GIVEN PROBLEM —
The material below should be written out in full and exactly; pictures stay out of the copy.

DATA PROVIDED —
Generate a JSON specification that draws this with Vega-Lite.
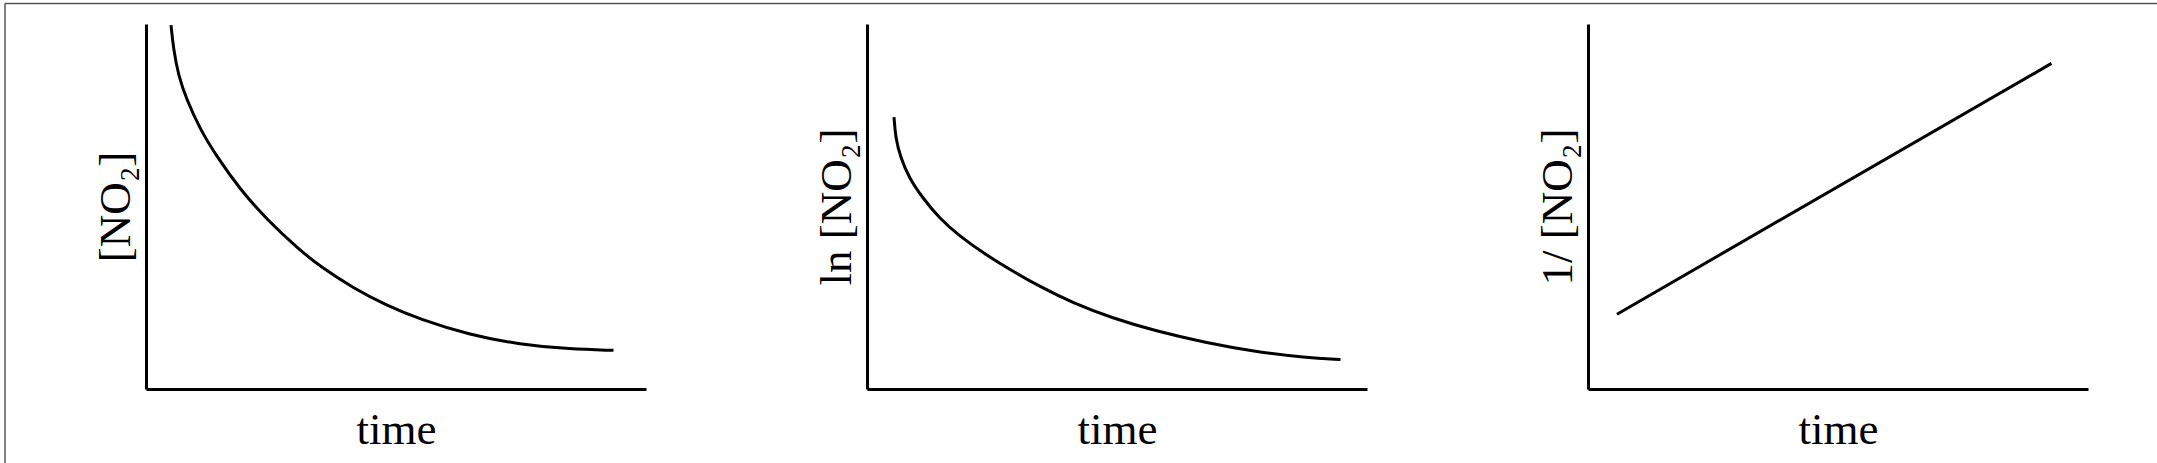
{
  "$schema": "https://vega.github.io/schema/vega-lite/v6.json",
  "padding": {"left": 4, "top": 2, "right": 0, "bottom": 0},
  "spacing": 221,
  "bounds": "flush",
  "datasets": {
    "c1": [
      {"t": 5.0, "v": 99.7}, {"t": 5.5, "v": 93.1}, {"t": 6.5, "v": 85.8}, {"t": 8.1, "v": 79.4},
      {"t": 10.8, "v": 71.2}, {"t": 14.1, "v": 63.8}, {"t": 18.8, "v": 54.7}, {"t": 24.1, "v": 46.5},
      {"t": 30.8, "v": 38.0}, {"t": 34.8, "v": 33.6}, {"t": 41.5, "v": 27.6}, {"t": 48.1, "v": 22.9},
      {"t": 54.8, "v": 19.1}, {"t": 64.8, "v": 14.8}, {"t": 74.8, "v": 12.2}, {"t": 84.8, "v": 10.9},
      {"t": 93.5, "v": 10.6}
    ],
    "c2": [
      {"t": 5.4, "v": 74.5}, {"t": 5.7, "v": 68.9}, {"t": 6.7, "v": 63.4}, {"t": 8.4, "v": 57.9},
      {"t": 11.1, "v": 52.4}, {"t": 14.4, "v": 46.9}, {"t": 18.4, "v": 42.0}, {"t": 23.7, "v": 36.8},
      {"t": 29.7, "v": 31.8}, {"t": 34.4, "v": 28.2}, {"t": 41.1, "v": 23.6}, {"t": 49.1, "v": 19.4},
      {"t": 57.7, "v": 15.9}, {"t": 67.7, "v": 12.7}, {"t": 77.7, "v": 10.2}, {"t": 87.7, "v": 8.6},
      {"t": 94.7, "v": 8.1}
    ],
    "c3": [
      {"t": 5.8, "v": 20.5}, {"t": 92.7, "v": 89.2}
    ],
    "frame": [
      {"x": -28.2, "x2": -28.2, "y": 105.6, "y2": -20.5},
      {"x": -28.2, "x2": 402.2, "y": 105.6, "y2": 105.6}
    ]
  },
  "hconcat": [
    {
      "width": 500,
      "height": 365,
      "layer": [
        {
          "data": {"name": "frame"},
          "mark": {"type": "rule", "color": "#555555", "strokeWidth": 1.5, "clip": false},
          "encoding": {
            "x": {"field": "x", "type": "quantitative", "scale": {"domain": [0, 100], "nice": false, "zero": false}},
            "x2": {"field": "x2"},
            "y": {"field": "y", "type": "quantitative", "scale": {"domain": [0, 100], "nice": false, "zero": false}},
            "y2": {"field": "y2"}
          }
        },
        {
          "data": {"name": "c1"},
          "mark": {"type": "line", "interpolate": "basis", "color": "black", "strokeWidth": 3},
          "encoding": {
            "x": {"field": "t", "type": "quantitative", "title": "time"},
            "y": {"field": "v", "type": "quantitative", "title": "[NO₂]"}
          }
        }
      ]
    },
    {
      "width": 500,
      "height": 365,
      "data": {"name": "c2"},
      "mark": {"type": "line", "interpolate": "basis", "color": "black", "strokeWidth": 3},
      "encoding": {
        "x": {"field": "t", "type": "quantitative", "title": "time", "scale": {"domain": [0, 100], "nice": false, "zero": false}},
        "y": {"field": "v", "type": "quantitative", "title": "ln [NO₂]", "scale": {"domain": [0, 100], "nice": false, "zero": false}}
      }
    },
    {
      "width": 500,
      "height": 365,
      "data": {"name": "c3"},
      "mark": {"type": "line", "color": "black", "strokeWidth": 3},
      "encoding": {
        "x": {"field": "t", "type": "quantitative", "title": "time", "scale": {"domain": [0, 100], "nice": false, "zero": false}},
        "y": {"field": "v", "type": "quantitative", "title": "1/ [NO₂]", "scale": {"domain": [0, 100], "nice": false, "zero": false}}
      }
    }
  ],
  "config": {
    "view": {"stroke": null},
    "axis": {
      "grid": false,
      "ticks": false,
      "labels": false,
      "domainColor": "black",
      "domainWidth": 3,
      "titleFont": "Liberation Serif",
      "titleFontSize": 45,
      "titleFontWeight": "normal",
      "titleColor": "black"
    },
    "axisX": {"titlePadding": 18},
    "axisY": {"titlePadding": 8}
  }
}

TASK SOLUTION —
Generate a JSON specification that draws this with Vega-Lite.
{
  "$schema": "https://vega.github.io/schema/vega-lite/v6.json",
  "padding": {"left": 4, "top": 2, "right": 0, "bottom": 0},
  "spacing": 221,
  "bounds": "flush",
  "datasets": {
    "c1": [
      {"t": 5.0, "v": 99.7}, {"t": 5.5, "v": 93.1}, {"t": 6.5, "v": 85.8}, {"t": 8.1, "v": 79.4},
      {"t": 10.8, "v": 71.2}, {"t": 14.1, "v": 63.8}, {"t": 18.8, "v": 54.7}, {"t": 24.1, "v": 46.5},
      {"t": 30.8, "v": 38.0}, {"t": 34.8, "v": 33.6}, {"t": 41.5, "v": 27.6}, {"t": 48.1, "v": 22.9},
      {"t": 54.8, "v": 19.1}, {"t": 64.8, "v": 14.8}, {"t": 74.8, "v": 12.2}, {"t": 84.8, "v": 10.9},
      {"t": 93.5, "v": 10.6}
    ],
    "c2": [
      {"t": 5.4, "v": 74.5}, {"t": 5.7, "v": 68.9}, {"t": 6.7, "v": 63.4}, {"t": 8.4, "v": 57.9},
      {"t": 11.1, "v": 52.4}, {"t": 14.4, "v": 46.9}, {"t": 18.4, "v": 42.0}, {"t": 23.7, "v": 36.8},
      {"t": 29.7, "v": 31.8}, {"t": 34.4, "v": 28.2}, {"t": 41.1, "v": 23.6}, {"t": 49.1, "v": 19.4},
      {"t": 57.7, "v": 15.9}, {"t": 67.7, "v": 12.7}, {"t": 77.7, "v": 10.2}, {"t": 87.7, "v": 8.6},
      {"t": 94.7, "v": 8.1}
    ],
    "c3": [
      {"t": 5.8, "v": 20.5}, {"t": 92.7, "v": 89.2}
    ],
    "frame": [
      {"x": -28.2, "x2": -28.2, "y": 105.6, "y2": -20.5},
      {"x": -28.2, "x2": 402.2, "y": 105.6, "y2": 105.6}
    ]
  },
  "hconcat": [
    {
      "width": 500,
      "height": 365,
      "layer": [
        {
          "data": {"name": "frame"},
          "mark": {"type": "rule", "color": "#555555", "strokeWidth": 1.5, "clip": false},
          "encoding": {
            "x": {"field": "x", "type": "quantitative", "scale": {"domain": [0, 100], "nice": false, "zero": false}},
            "x2": {"field": "x2"},
            "y": {"field": "y", "type": "quantitative", "scale": {"domain": [0, 100], "nice": false, "zero": false}},
            "y2": {"field": "y2"}
          }
        },
        {
          "data": {"name": "c1"},
          "mark": {"type": "line", "interpolate": "basis", "color": "black", "strokeWidth": 3},
          "encoding": {
            "x": {"field": "t", "type": "quantitative", "title": "time"},
            "y": {"field": "v", "type": "quantitative", "title": "[NO₂]"}
          }
        }
      ]
    },
    {
      "width": 500,
      "height": 365,
      "data": {"name": "c2"},
      "mark": {"type": "line", "interpolate": "basis", "color": "black", "strokeWidth": 3},
      "encoding": {
        "x": {"field": "t", "type": "quantitative", "title": "time", "scale": {"domain": [0, 100], "nice": false, "zero": false}},
        "y": {"field": "v", "type": "quantitative", "title": "ln [NO₂]", "scale": {"domain": [0, 100], "nice": false, "zero": false}}
      }
    },
    {
      "width": 500,
      "height": 365,
      "data": {"name": "c3"},
      "mark": {"type": "line", "color": "black", "strokeWidth": 3},
      "encoding": {
        "x": {"field": "t", "type": "quantitative", "title": "time", "scale": {"domain": [0, 100], "nice": false, "zero": false}},
        "y": {"field": "v", "type": "quantitative", "title": "1/ [NO₂]", "scale": {"domain": [0, 100], "nice": false, "zero": false}}
      }
    }
  ],
  "config": {
    "view": {"stroke": null},
    "axis": {
      "grid": false,
      "ticks": false,
      "labels": false,
      "domainColor": "black",
      "domainWidth": 3,
      "titleFont": "Liberation Serif",
      "titleFontSize": 45,
      "titleFontWeight": "normal",
      "titleColor": "black"
    },
    "axisX": {"titlePadding": 18},
    "axisY": {"titlePadding": 8}
  }
}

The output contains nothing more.